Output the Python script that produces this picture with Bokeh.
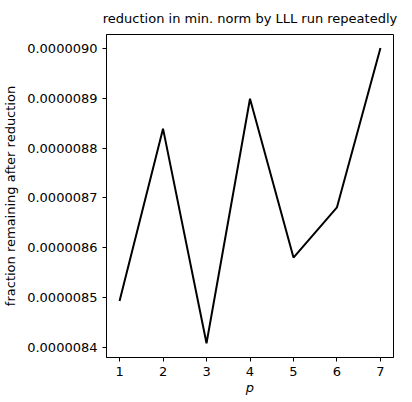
from bokeh.plotting import figure
from bokeh.models import FixedTicker, PrintfTickFormatter, Range1d
from bokeh.embed import file_html
from bokeh.resources import INLINE

p_values = [1, 2, 3, 4, 5, 6, 7]
fraction = [8.493e-6, 8.839e-6, 8.408e-6, 8.899e-6, 8.580e-6, 8.681e-6, 9.001e-6]
y_ticks = [8.4e-6, 8.5e-6, 8.6e-6, 8.7e-6, 8.8e-6, 8.9e-6, 9.0e-6]
x_ticks = [1, 2, 3, 4, 5, 6, 7]

FONT = "DejaVu Sans"

p = figure(frame_width=287, frame_height=323, output_backend="svg", toolbar_location=None,
           title="reduction in min. norm by LLL run repeatedly",
           x_range=Range1d(0.7, 7.3), y_range=Range1d(8.3793e-6, 9.0281e-6),
           min_border_left=106, min_border_right=6, min_border_top=29, min_border_bottom=36)

p.line(p_values, fraction, line_color="black", line_width=2)

p.title.align = "center"
p.title.text_font = FONT
p.title.text_font_size = "13px"
p.title.text_font_style = "normal"
p.title.text_color = "black"
p.title.standoff = 17

p.xgrid.visible = False
p.ygrid.visible = False
p.outline_line_color = "black"
p.outline_line_width = 1
p.outline_line_alpha = 1

p.xaxis.ticker = FixedTicker(ticks=x_ticks)
p.yaxis.ticker = FixedTicker(ticks=y_ticks)
p.yaxis.formatter = PrintfTickFormatter(format="%.7f")
p.xaxis.axis_label = "p"
p.yaxis.axis_label = "fraction remaining after reduction"

for ax in (p.xaxis, p.yaxis):
    ax.axis_line_color = "black"
    ax.major_tick_line_color = "black"
    ax.major_tick_out = 4
    ax.major_tick_in = 0
    ax.minor_tick_line_color = None
    ax.major_label_text_font = FONT
    ax.major_label_text_font_size = "13px"
    ax.major_label_text_color = "black"
    ax.axis_label_text_font = FONT
    ax.axis_label_text_font_size = "13px"
    ax.axis_label_text_color = "black"
    ax.major_label_standoff = 5
p.xaxis.axis_label_text_font_style = "italic"
p.yaxis.axis_label_text_font_style = "normal"
p.xaxis.axis_label_standoff = 1
p.yaxis.axis_label_standoff = 6

open("out.html", "w").write(file_html(p, INLINE))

**YOUR INSTRUCTIONS**
Up to and including the line containing "min_border_right=6, min_border_top=29, min_border_bottom=36)", repeat every line from the start of the data, but none of the pictures.

**SOLUTION**
Output the Python script that produces this picture with Bokeh.
from bokeh.plotting import figure
from bokeh.models import FixedTicker, PrintfTickFormatter, Range1d
from bokeh.embed import file_html
from bokeh.resources import INLINE

p_values = [1, 2, 3, 4, 5, 6, 7]
fraction = [8.493e-6, 8.839e-6, 8.408e-6, 8.899e-6, 8.580e-6, 8.681e-6, 9.001e-6]
y_ticks = [8.4e-6, 8.5e-6, 8.6e-6, 8.7e-6, 8.8e-6, 8.9e-6, 9.0e-6]
x_ticks = [1, 2, 3, 4, 5, 6, 7]

FONT = "DejaVu Sans"

p = figure(frame_width=287, frame_height=323, output_backend="svg", toolbar_location=None,
           title="reduction in min. norm by LLL run repeatedly",
           x_range=Range1d(0.7, 7.3), y_range=Range1d(8.3793e-6, 9.0281e-6),
           min_border_left=106, min_border_right=6, min_border_top=29, min_border_bottom=36)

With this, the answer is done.